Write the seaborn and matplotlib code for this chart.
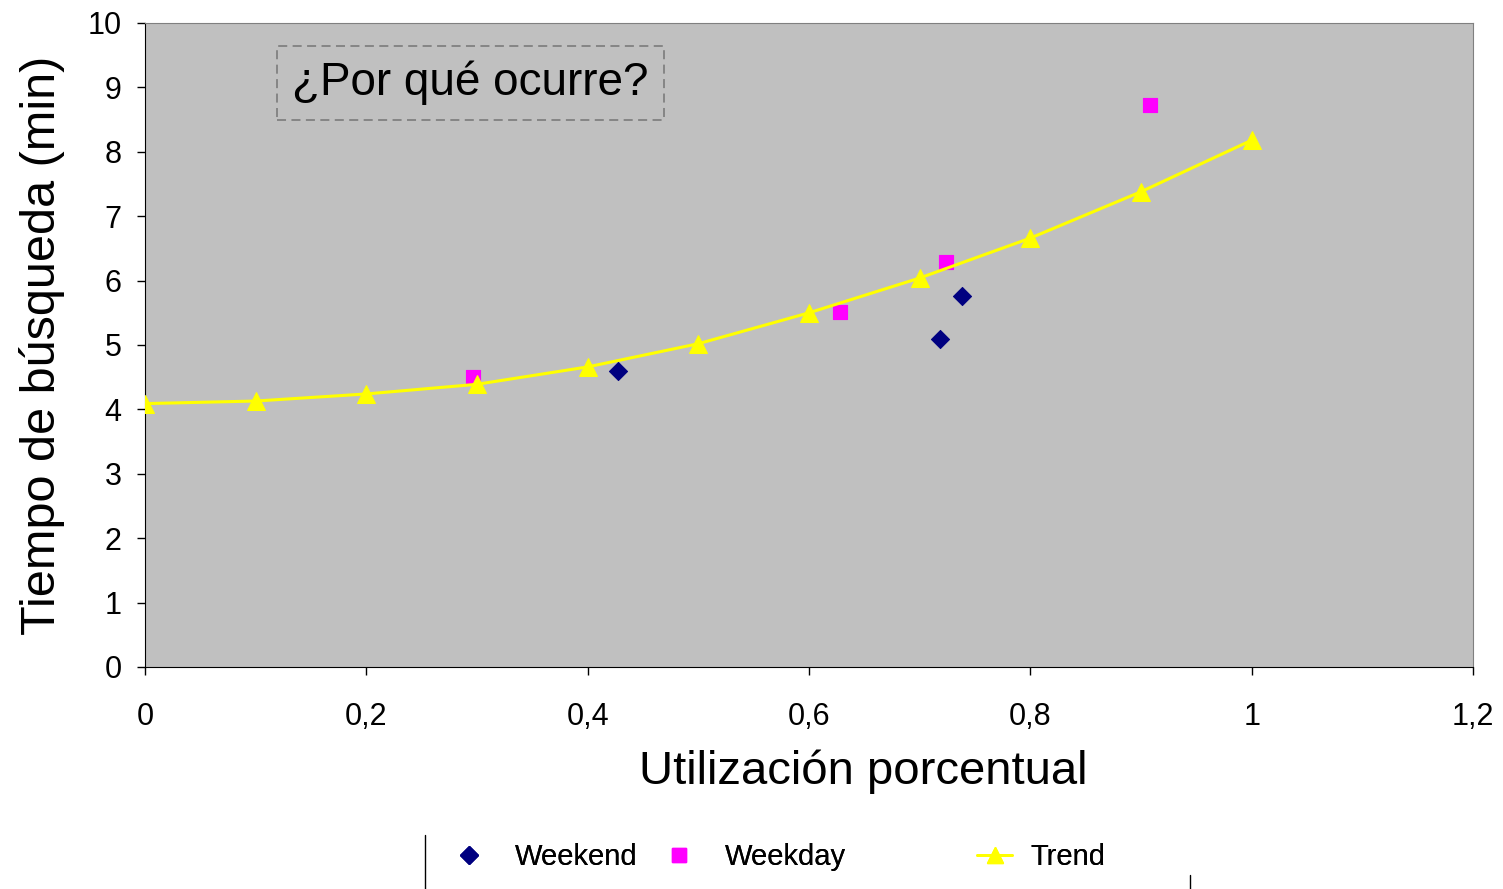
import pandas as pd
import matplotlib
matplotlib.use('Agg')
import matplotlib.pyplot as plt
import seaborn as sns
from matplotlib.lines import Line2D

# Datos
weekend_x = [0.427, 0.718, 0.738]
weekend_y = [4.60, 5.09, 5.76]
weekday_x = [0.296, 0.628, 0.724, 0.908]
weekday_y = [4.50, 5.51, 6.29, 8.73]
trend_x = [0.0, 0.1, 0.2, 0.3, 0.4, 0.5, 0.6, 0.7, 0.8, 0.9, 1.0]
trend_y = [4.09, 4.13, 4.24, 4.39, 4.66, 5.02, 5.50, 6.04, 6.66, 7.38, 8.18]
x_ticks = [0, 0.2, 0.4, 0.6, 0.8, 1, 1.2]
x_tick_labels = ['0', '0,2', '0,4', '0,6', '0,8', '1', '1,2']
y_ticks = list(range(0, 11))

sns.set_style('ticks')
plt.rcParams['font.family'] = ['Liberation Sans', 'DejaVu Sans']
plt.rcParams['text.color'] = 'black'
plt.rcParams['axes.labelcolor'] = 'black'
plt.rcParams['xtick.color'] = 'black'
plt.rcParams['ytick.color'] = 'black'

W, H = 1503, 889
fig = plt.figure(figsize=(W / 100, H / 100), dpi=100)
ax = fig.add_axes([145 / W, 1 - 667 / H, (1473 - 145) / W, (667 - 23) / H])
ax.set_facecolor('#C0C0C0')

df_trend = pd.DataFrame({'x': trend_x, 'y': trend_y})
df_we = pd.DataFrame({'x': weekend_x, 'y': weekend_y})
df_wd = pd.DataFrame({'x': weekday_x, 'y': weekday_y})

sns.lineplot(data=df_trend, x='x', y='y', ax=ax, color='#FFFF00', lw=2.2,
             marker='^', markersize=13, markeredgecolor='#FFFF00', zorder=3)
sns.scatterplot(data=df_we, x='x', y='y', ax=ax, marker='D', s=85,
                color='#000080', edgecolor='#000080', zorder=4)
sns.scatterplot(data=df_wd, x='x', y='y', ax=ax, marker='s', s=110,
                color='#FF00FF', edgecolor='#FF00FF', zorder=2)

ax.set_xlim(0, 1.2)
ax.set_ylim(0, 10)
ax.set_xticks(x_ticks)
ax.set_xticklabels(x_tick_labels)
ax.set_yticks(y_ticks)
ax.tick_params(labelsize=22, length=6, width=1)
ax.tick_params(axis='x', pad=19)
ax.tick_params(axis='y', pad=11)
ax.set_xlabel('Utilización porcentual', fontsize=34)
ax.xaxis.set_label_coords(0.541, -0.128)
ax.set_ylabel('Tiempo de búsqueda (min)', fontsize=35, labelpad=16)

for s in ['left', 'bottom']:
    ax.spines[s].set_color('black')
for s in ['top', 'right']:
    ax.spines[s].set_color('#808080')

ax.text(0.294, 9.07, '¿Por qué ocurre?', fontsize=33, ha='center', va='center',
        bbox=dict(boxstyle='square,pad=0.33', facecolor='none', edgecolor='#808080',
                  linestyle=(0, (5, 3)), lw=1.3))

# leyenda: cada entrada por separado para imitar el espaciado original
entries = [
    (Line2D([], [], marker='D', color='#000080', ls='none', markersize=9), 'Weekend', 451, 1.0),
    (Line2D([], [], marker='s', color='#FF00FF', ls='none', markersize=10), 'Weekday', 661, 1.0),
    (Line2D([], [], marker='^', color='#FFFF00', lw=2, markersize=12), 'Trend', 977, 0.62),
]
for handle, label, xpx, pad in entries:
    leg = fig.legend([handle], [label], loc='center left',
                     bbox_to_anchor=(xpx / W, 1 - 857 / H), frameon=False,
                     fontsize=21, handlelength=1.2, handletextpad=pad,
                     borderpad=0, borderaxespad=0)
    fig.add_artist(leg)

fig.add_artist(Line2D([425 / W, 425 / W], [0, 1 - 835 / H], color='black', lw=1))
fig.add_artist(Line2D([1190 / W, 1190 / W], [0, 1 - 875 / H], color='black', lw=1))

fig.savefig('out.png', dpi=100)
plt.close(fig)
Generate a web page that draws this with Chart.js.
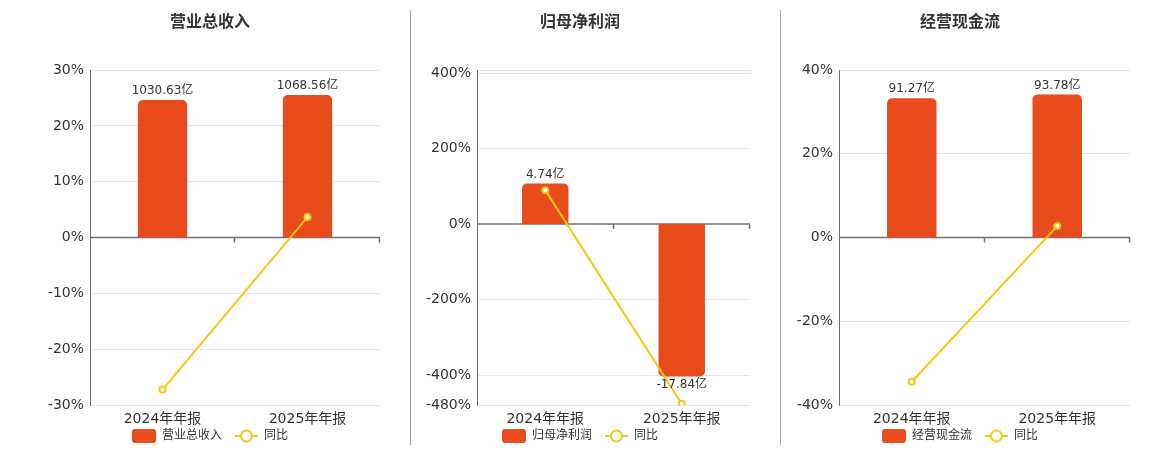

● ● ● ● ● ● ●

**SHORT PROBLEM:**
Go from the first line of the listing to the line holding "plt.rcParams['ytick.color'] = 'black'" and, please, transcribe those lines exactly, both included, with no pictures.

**SOLVED PROBLEM:**
Write the seaborn and matplotlib code for this chart.
import pandas as pd
import matplotlib
matplotlib.use('Agg')
import matplotlib.pyplot as plt
import seaborn as sns
from matplotlib.lines import Line2D

# Datos
weekend_x = [0.427, 0.718, 0.738]
weekend_y = [4.60, 5.09, 5.76]
weekday_x = [0.296, 0.628, 0.724, 0.908]
weekday_y = [4.50, 5.51, 6.29, 8.73]
trend_x = [0.0, 0.1, 0.2, 0.3, 0.4, 0.5, 0.6, 0.7, 0.8, 0.9, 1.0]
trend_y = [4.09, 4.13, 4.24, 4.39, 4.66, 5.02, 5.50, 6.04, 6.66, 7.38, 8.18]
x_ticks = [0, 0.2, 0.4, 0.6, 0.8, 1, 1.2]
x_tick_labels = ['0', '0,2', '0,4', '0,6', '0,8', '1', '1,2']
y_ticks = list(range(0, 11))

sns.set_style('ticks')
plt.rcParams['font.family'] = ['Liberation Sans', 'DejaVu Sans']
plt.rcParams['text.color'] = 'black'
plt.rcParams['axes.labelcolor'] = 'black'
plt.rcParams['xtick.color'] = 'black'
plt.rcParams['ytick.color'] = 'black'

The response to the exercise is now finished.